4. **Model Size Correlation:** Within each model family (LLaMA2 and Vicuna), the larger 13B parameter model achieves a greater absolute improvement from fine-tuning than its 7B counterpart.
5. **Final Performance:** After fine-tuning, **Vicuna-13B** achieves the highest overall accuracy (80%), while **LLaMA2-7B** has the lowest (48%).
### Interpretation
The data strongly suggests that the fine-tuning process applied in this context is effective for enhancing the accuracy of the tested language models. The relationship is not uniform, however.

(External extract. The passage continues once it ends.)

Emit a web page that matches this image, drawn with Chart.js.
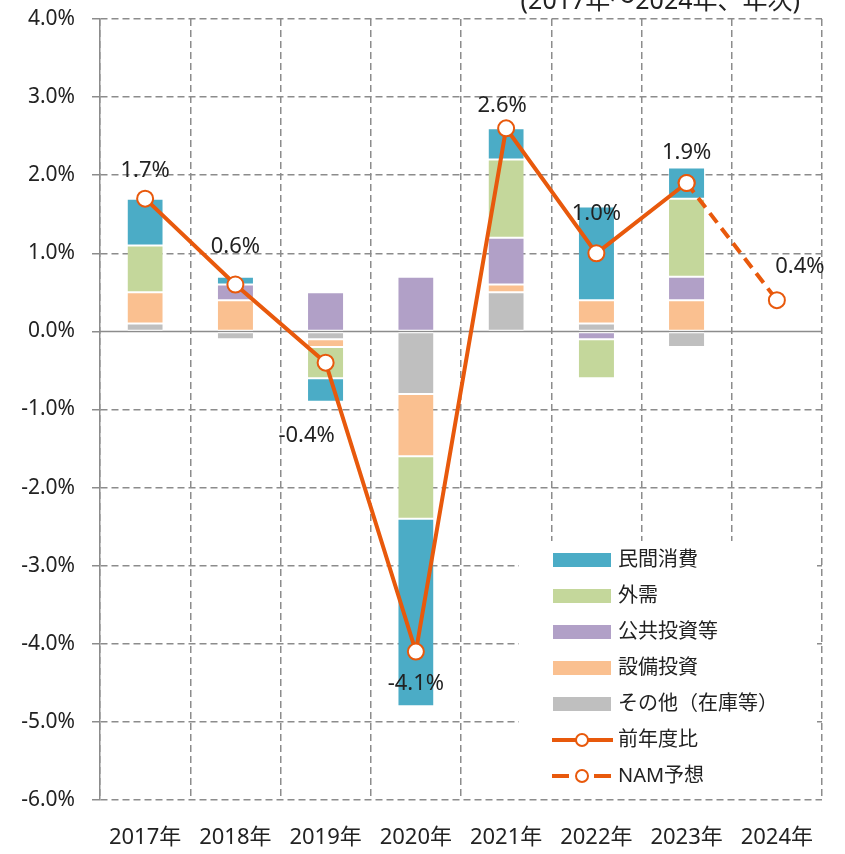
<!DOCTYPE html>
<html>
<head>
<meta charset="utf-8">
<script src="https://cdn.jsdelivr.net/npm/chart.js@4.4.1/dist/chart.umd.min.js"></script>
<style>
  html, body { margin: 0; padding: 0; background: #fff; }
</style>
</head>
<body>
<canvas id="gdpChart" width="845" height="854"></canvas>
<script>
// データ（寄与度、%）
const years = ['2017年', '2018年', '2019年', '2020年', '2021年', '2022年', '2023年', '2024年'];
const consumption = [0.6, 0.1, -0.3, -2.4, 0.4, 1.2, 0.4, null];      // 民間消費
const externalDemand = [0.6, 0, -0.4, -0.8, 1.0, -0.5, 1.0, null];    // 外需
const publicInvest = [0, 0.2, 0.5, 0.7, 0.6, -0.1, 0.3, null];        // 公共投資等
const capex = [0.4, 0.4, -0.1, -0.8, 0.1, 0.3, 0.4, null];            // 設備投資
const others = [0.1, -0.1, -0.1, -0.8, 0.5, 0.1, -0.2, null];         // その他（在庫等）
const growth = [1.7, 0.6, -0.4, -4.1, 2.6, 1.0, 1.9, null];           // 前年度比
const forecast = [null, null, null, null, null, null, 1.9, 0.4];      // NAM予想
const yTicks = [4, 3, 2, 1, 0, -1, -2, -3, -4, -5, -6];

const FONT = "'Noto Sans', 'Noto Sans CJK JP', sans-serif";
const ORANGE = '#E8590C';
const GRID = '#8c8c8c';

// ラベル位置の調整 (px)
const labelShift = [[0, -28], [0, -38], [-19, 73], [0, 32], [-4, -23], [0, -40], [0, -30], [23, -33]];

const barDs = (label, data, color) => ({
    label, data,
    backgroundColor: color,
    borderColor: '#fff',
    borderWidth: { top: 1, bottom: 1, left: 0, right: 0 },
    borderSkipped: false,
    stack: 'bars',
    barPercentage: 0.39,
    categoryPercentage: 1,
    order: 1
});

const lineDs = (label, data, stack, dash) => ({
    type: 'line',
    label, data, stack,
    borderColor: ORANGE,
    borderWidth: 4,
    borderDash: dash,
    pointRadius: 8,
    pointHoverRadius: 8,
    pointBackgroundColor: '#fff',
    pointBorderColor: ORANGE,
    pointBorderWidth: 2,
    tension: 0,
    order: -1
});

// ゼロ線（実線）
const zeroLine = {
    id: 'zeroLine',
    beforeDatasetsDraw(chart) {
        const { ctx, chartArea, scales: { y } } = chart;
        const py = y.getPixelForValue(0);
        ctx.save();
        ctx.strokeStyle = GRID;
        ctx.lineWidth = 1.5;
        ctx.beginPath();
        ctx.moveTo(chartArea.left, py);
        ctx.lineTo(chartArea.right, py);
        ctx.stroke();
        ctx.restore();
    }
};

// 値ラベル + 凡例 + 注記
const extras = {
    id: 'extras',
    afterDraw(chart) {
        const ctx = chart.ctx;
        ctx.save();

        // 値ラベル
        ctx.font = '22px ' + FONT;
        ctx.fillStyle = '#222';
        ctx.textAlign = 'center';
        ctx.textBaseline = 'middle';
        [5, 6].forEach(di => {
            const meta = chart.getDatasetMeta(di);
            const data = chart.data.datasets[di].data;
            meta.data.forEach((pt, i) => {
                if (data[i] == null) return;
                if (di === 6 && i === 6) return; // 2023年は一回だけ
                const [dx, dy] = labelShift[i];
                ctx.fillText(data[i].toFixed(1) + '%', pt.x + dx, pt.y + dy);
            });
        });

        // 注記（上部で切れている）
        ctx.font = '25px ' + FONT;
        ctx.textAlign = 'right';
        ctx.textBaseline = 'alphabetic';
        ctx.fillText('(2017年～2024年、年次)', 800, 9);

        // 凡例
        ctx.fillStyle = '#fff';
        ctx.fillRect(519, 541, 298, 255);
        const order = [4, 3, 2, 1, 0, 5, 6];
        ctx.font = '20px ' + FONT;
        ctx.textAlign = 'left';
        ctx.textBaseline = 'middle';
        order.forEach((di, k) => {
            const ds = chart.data.datasets[di];
            const cy = 560 + k * 36;
            if (ds.type === 'line') {
                ctx.strokeStyle = ORANGE;
                ctx.lineWidth = 4;
                ctx.beginPath();
                if (ds.borderDash && ds.borderDash.length) {
                    ctx.moveTo(552, cy); ctx.lineTo(569, cy);
                    ctx.moveTo(594, cy); ctx.lineTo(611, cy);
                } else {
                    ctx.moveTo(552, cy); ctx.lineTo(613, cy);
                }
                ctx.stroke();
                ctx.beginPath();
                ctx.arc(582, cy, 6, 0, Math.PI * 2);
                ctx.fillStyle = '#fff';
                ctx.fill();
                ctx.lineWidth = 2;
                ctx.stroke();
            } else {
                ctx.fillStyle = ds.backgroundColor;
                ctx.fillRect(553, cy - 7, 58, 14);
            }
            ctx.fillStyle = '#222';
            ctx.fillText(ds.label, 618, cy);
        });
        ctx.restore();
    }
};

new Chart(document.getElementById('gdpChart').getContext('2d'), {
    type: 'bar',
    data: {
        labels: years,
        datasets: [
            barDs('その他（在庫等）', others, '#BFBFBF'),
            barDs('設備投資', capex, '#FAC090'),
            barDs('公共投資等', publicInvest, '#B1A0C7'),
            barDs('外需', externalDemand, '#C4D79B'),
            barDs('民間消費', consumption, '#4BACC6'),
            lineDs('前年度比', growth, 'growth', []),
            lineDs('NAM予想', forecast, 'forecast', [12, 7])
        ]
    },
    options: {
        responsive: false,
        animation: false,
        layout: { padding: { top: 19, right: 23, left: 0, bottom: 0 } },
        plugins: {
            legend: { display: false },
            tooltip: { enabled: false }
        },
        scales: {
            x: {
                stacked: true,
                afterFit: s => { s.height = 54; },
                grid: { offset: true, color: GRID, lineWidth: 1.5, drawTicks: false },
                border: { display: false, dash: [7, 4] },
                ticks: {
                    padding: 25,
                    autoSkip: false,
                    maxRotation: 0,
                    color: '#222',
                    font: { family: FONT, size: 22 }
                }
            },
            y: {
                stacked: true,
                min: -6,
                max: 4,
                afterFit: s => { s.width = 100; s.paddingTop = 0; s.paddingBottom = 0; },
                afterBuildTicks: s => { s.ticks = yTicks.map(v => ({ value: v })); },
                grid: {
                    color: c => (c.tick && c.tick.value === 0) ? 'rgba(0,0,0,0)' : GRID,
                    lineWidth: 1.5,
                    tickLength: 8,
                    tickColor: GRID,
                    tickBorderDash: []
                },
                border: { display: true, color: GRID, width: 1.5, dash: [7, 4] },
                ticks: {
                    padding: 17,
                    color: '#222',
                    font: { family: FONT, size: 21 },
                    callback: v => v.toFixed(1) + '%'
                }
            }
        }
    },
    plugins: [zeroLine, extras]
});
</script>
</body>
</html>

The significant variance in improvement (from +4% to +24%) indicates that the efficacy of fine-tuning is highly dependent on the specific base model. The pattern where larger models (13B) benefit more than smaller ones (7B) could imply that larger models have a greater capacity to absorb and utilize the specialized knowledge imparted during fine-tuning.
The most striking result is the performance of **Vicuna-13B**. Its post-fine-tuning accuracy of 80% is not only the highest but also represents a transformative leap from its original state. This could suggest that the fine-tuning dataset or method was particularly well-aligned with the capabilities or pre-training data of the Vicuna-13B model, or that this model had a higher latent potential for the specific task being measured. Conversely, the minimal gain for Vicuna-7B might indicate a performance ceiling for that model size on this task, or a mismatch with the fine-tuning approach.
In summary, the chart provides clear evidence that fine-tuning boosts accuracy, but the degree of benefit is a critical variable that depends on the model's architecture and scale.